A solitary red leaf detaches from its home on a faithful old Maple tree near the local church on top of a hill lit up like fire. The leaf gracefully twists and turns, carried by a meandering breeze above the valley below.
After the leaf finishes its dance, it is gently set down on a gravel road, and the wind then urges it along, stumbling and tumbling over itself until it is caught between the gravel and dirt of the road and the shoe of a man from the orchard, tired from a long day’s work.
Upon hearing a slight crunch, the man stops, kneels down while letting out an involuntary groan and grasps the stem of the leaf with his calloused fingers.

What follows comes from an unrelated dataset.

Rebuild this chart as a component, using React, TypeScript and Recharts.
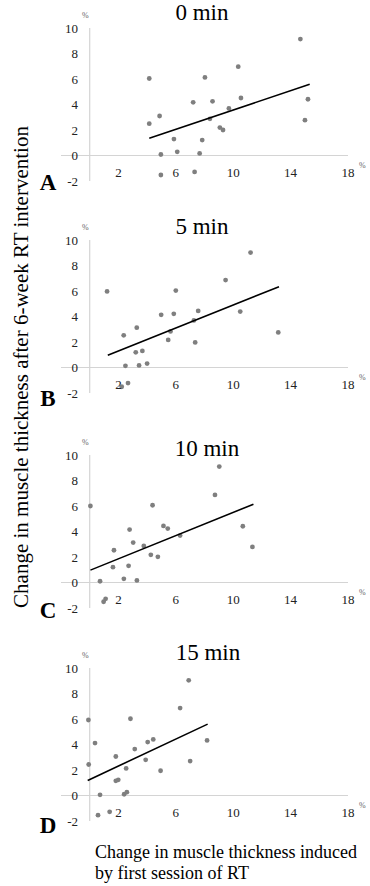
import React from 'react';
import { ScatterChart, Scatter, XAxis, YAxis, ReferenceLine } from 'recharts';

const xTicks = [2, 6, 10, 14, 18];
const yTicks = [-2, 0, 2, 4, 6, 8, 10];
const titles = ['0 min', '5 min', '10 min', '15 min'];
const letters = ['A', 'B', 'C', 'D'];

// 0 min
const xA = [4.15, 4.15, 4.87, 4.96, 4.96, 5.87, 6.1, 7.21, 7.31, 7.66, 7.84, 8.03, 8.38, 8.56, 9.07, 9.29, 9.7, 10.35, 10.54, 14.68, 15.0, 15.21];
const yA = [6.04, 2.5, 3.1, 0.08, -1.53, 1.29, 0.29, 4.17, -1.29, 0.16, 1.21, 6.12, 2.88, 4.25, 2.19, 2.0, 3.69, 6.97, 4.51, 9.13, 2.77, 4.41];
const trendXA = [4.15, 15.33];
const trendYA = [1.35, 5.59];

// 5 min
const xB = [1.21, 2.37, 2.49, 2.23, 2.67, 3.21, 3.28, 3.44, 3.67, 4.0, 4.98, 5.47, 5.63, 5.86, 6.0, 7.26, 7.35, 7.56, 9.47, 10.49, 11.21, 13.14];
const yB = [5.97, 2.52, 0.13, -1.51, -1.22, 1.19, 3.12, 0.16, 1.3, 0.31, 4.13, 2.16, 2.83, 4.21, 6.03, 3.69, 1.97, 4.44, 6.86, 4.39, 9.01, 2.75];
const trendXB = [1.26, 13.19];
const trendYB = [0.96, 6.34];

// 10 min
const xC = [0.05, 0.72, 1.11, 0.97, 1.62, 1.69, 2.38, 2.71, 2.78, 3.03, 3.29, 3.77, 4.26, 4.38, 4.75, 5.14, 5.44, 6.3, 8.73, 9.03, 10.67, 11.34];
const yC = [6.0, 0.1, -1.28, -1.51, 1.2, 2.53, 0.29, 1.31, 4.15, 3.13, 0.16, 2.87, 2.17, 6.06, 2.01, 4.44, 4.23, 3.68, 6.87, 9.09, 4.41, 2.79];
const trendXC = [0.05, 11.41];
const trendYC = [0.97, 6.14];

// 15 min
const xD = [-0.09, -0.07, 0.37, 0.58, 0.72, 1.39, 1.82, 1.82, 1.99, 2.4, 2.59, 2.54, 2.84, 3.14, 3.9, 4.04, 4.43, 4.94, 6.3, 6.9, 7.0, 8.18];
const yD = [5.92, 2.43, 4.11, -1.54, 0.05, -1.28, 3.06, 1.15, 1.23, 0.1, 0.26, 2.12, 6.02, 3.64, 2.8, 4.19, 4.4, 1.94, 6.86, 9.03, 2.7, 4.32];
const trendXD = [-0.14, 8.22];
const trendYD = [1.18, 5.6];

const SERIF = "'Liberation Serif', 'Times New Roman', Times, serif";
const Y_AXIS_W = 20;
const X_AXIS_H = 10;
const MARGIN = { top: 20, right: 22, bottom: 2, left: 61 - Y_AXIS_W };
const PLOT_H = 153;
const CHART_W = 370;
const CHART_H = MARGIN.top + PLOT_H + X_AXIS_H + MARGIN.bottom;

// layout of each panel (top of plot area, title placement, panel letter)
const plotTops = [27.5, 240, 455, 668];
const titleY = [12.5, 226.5, 449, 653];
const titleX = [202, 202, 207, 208];
const letterY = [183, 399, 611, 826];

const zip = (xs: number[], ys: number[]) => xs.map((x, i) => ({ x, y: ys[i] }));

const tickStyle = { fontFamily: SERIF, fontSize: 13, fill: '#222' };

const XTick = (props: any) => {
  const { x, y, payload } = props;
  return (
    <text x={x} y={y - 4} textAnchor="middle" style={tickStyle}>
      {payload.value}
    </text>
  );
};

const YTick = (props: any) => {
  const { x, y, payload } = props;
  return (
    <text x={x + 17} y={y + 4.5} textAnchor="end" style={tickStyle}>
      {payload.value}
    </text>
  );
};

const Dot = (props: any) => <circle cx={props.cx} cy={props.cy} r={2.4} fill="#7f7f7f" />;

interface PanelProps {
  idx: number;
  xs: number[];
  ys: number[];
  tx: number[];
  ty: number[];
}

function Panel({ idx, xs, ys, tx, ty }: PanelProps) {
  const top = plotTops[idx] - MARGIN.top;
  return (
    <div style={{ position: 'absolute', left: 0, top, width: CHART_W, height: CHART_H }}>
      <ScatterChart width={CHART_W} height={CHART_H} margin={MARGIN}>
        <XAxis
          type="number"
          dataKey="x"
          domain={[-2, 18]}
          ticks={xTicks}
          interval={0}
          axisLine={false}
          tickLine={false}
          tickSize={0}
          tickMargin={0}
          height={X_AXIS_H}
          tick={<XTick />}
          allowDataOverflow
        />
        <YAxis
          type="number"
          dataKey="y"
          domain={[-2, 10]}
          ticks={yTicks}
          interval={0}
          axisLine={false}
          tickLine={false}
          tickSize={0}
          tickMargin={0}
          width={Y_AXIS_W}
          tick={<YTick />}
          allowDataOverflow
        />
        <ReferenceLine y={0} stroke="#d4d4d4" strokeWidth={1.2} />
        <ReferenceLine x={0} stroke="#d4d4d4" strokeWidth={1.2} />
        <Scatter data={zip(xs, ys)} shape={Dot} isAnimationActive={false} />
        <Scatter
          data={zip(tx, ty)}
          shape={() => <g />}
          line={{ stroke: '#000', strokeWidth: 1.6 }}
          isAnimationActive={false}
        />
      </ScatterChart>
    </div>
  );
}

const pct: React.CSSProperties = {
  position: 'absolute',
  fontSize: 8,
  color: '#666',
  fontFamily: SERIF,
  lineHeight: '8px',
};

export default function App() {
  const panels = [
    { xs: xA, ys: yA, tx: trendXA, ty: trendYA },
    { xs: xB, ys: yB, tx: trendXB, ty: trendYB },
    { xs: xC, ys: yC, tx: trendXC, ty: trendYC },
    { xs: xD, ys: yD, tx: trendXD, ty: trendYD },
  ];
  return (
    <div style={{ position: 'absolute', left: 0, top: 0, width: 370, height: 886, background: '#fff', fontFamily: SERIF }}>
      {panels.map((p, i) => (
        <React.Fragment key={i}>
          <Panel idx={i} {...p} />
          <div
            style={{
              position: 'absolute',
              left: titleX[i] - 60,
              width: 120,
              top: titleY[i] - 13,
              lineHeight: '26px',
              textAlign: 'center',
              fontSize: 23,
              color: '#000',
            }}
          >
            {titles[i]}
          </div>
          <div
            style={{
              position: 'absolute',
              left: 36,
              width: 24,
              top: letterY[i] - 13,
              lineHeight: '26px',
              textAlign: 'center',
              fontSize: 23,
              fontWeight: 'bold',
              color: '#000',
            }}
          >
            {letters[i]}
          </div>
          <div style={{ ...pct, left: 82, top: plotTops[i] - 16 }}>%</div>
          <div style={{ ...pct, left: 359, top: plotTops[i] + 134 }}>%</div>
        </React.Fragment>
      ))}
      <svg width={40} height={886} style={{ position: 'absolute', left: 0, top: 0 }}>
        <text
          x={28}
          y={367}
          transform="rotate(-90 28 367)"
          textAnchor="middle"
          fontSize={21}
          fontFamily={SERIF}
          fill="#000"
        >
          Change in muscle thickness after 6-week RT intervention
        </text>
      </svg>
      <div
        style={{
          position: 'absolute',
          left: 95,
          top: 842,
          fontSize: 18,
          lineHeight: '21px',
          color: '#000',
          whiteSpace: 'nowrap',
        }}
      >
        Change in muscle thickness induced
        <br />
        by first session of RT
      </div>
    </div>
  );
}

The work and sweat of the day forgotten, the man ponders it, turning the leaf around to let the dying light of the day ignite the fierce beauty contained in such a gentle form.
He lets out a breath, pockets the leaf and continues along the road to a home where a little girl will soon be gazing in awe at a certain red leaf.
It is easy to fall in love with such a season. This time of the year is one marked by man’s rejoicing, leisure and fellowship with others.
Our modern aesthetic is absolutely obsessed with fall. As soon as the end of August comes around, the local grocery store rolls out the red, orange and yellow displays for pumpkin spice everything, maple pecan pralines, coffee and *name that celebrity chef’s* best fall recipes.
The flannel shirts come out, scarves are wrapped, designer mugs are as essential as a pocket knife and your friends start to complain about their lack of thick socks.
We watch scary movies, dress up as our favorite characters, gather with friends, eat candy and bundle up and go for leisurely strolls through the changing foliage.
It should only take us a minute to notice the inherent oddity of such a notion: why do we love this time of the year associated with preparation for death and hostile conditions?
A brief glance through the annals of history, or your local library, will quickly reveal many tales of harsh, deadly winters. The flashing headlines of our modern winters reveal the horrors of avalanches, frostbite, hypothermia and lives lost to car crashes on icy roads.
After all, who didn’t read about George Washington at Valley Forge, or the Donner party being snowbound in the Sierra Nevada Mountains?
You never hear of people resorting to cannibalism due to fair conditions and an abundance of attainable natural resources, such as are commonly found in the summer or spring.
If fall is the season where we prepare for death and hardship, then why is it so frequently our favorite time of the year?
Though I am not entirely sure, I would posit that the reason we love fall is twofold.
Firstly, there is a type of beauty that is inherent only to the season of fall. Change is simply in the air, and it is not the kind of change that is forceful, abrupt or caustic, but rather as natural as falling asleep and dreaming.
This type of change is uniquely beautiful, and as Catholics we ought to note the special role that the fall season plays in our conceptions of beauty itself.
In the fall and winter, it is a lot harder to spend hours avoiding your family outside. You’re going to get cold and are really going to start to want that warm apple cider sooner or later, and that forces you to go inside and be with others.
Hostile conditions outside cause a greater appreciation for, and increase the frequency of, the warm, comforting conditions we find when we are with our family and friends.
Fall is the push that makes us see what we were missing before.
Whatever your favorite season might be, though it really should be fall, we can all take a minute to appreciate God’s creation for its beauty and its way of encouraging us to be better for others, ourselves and Him.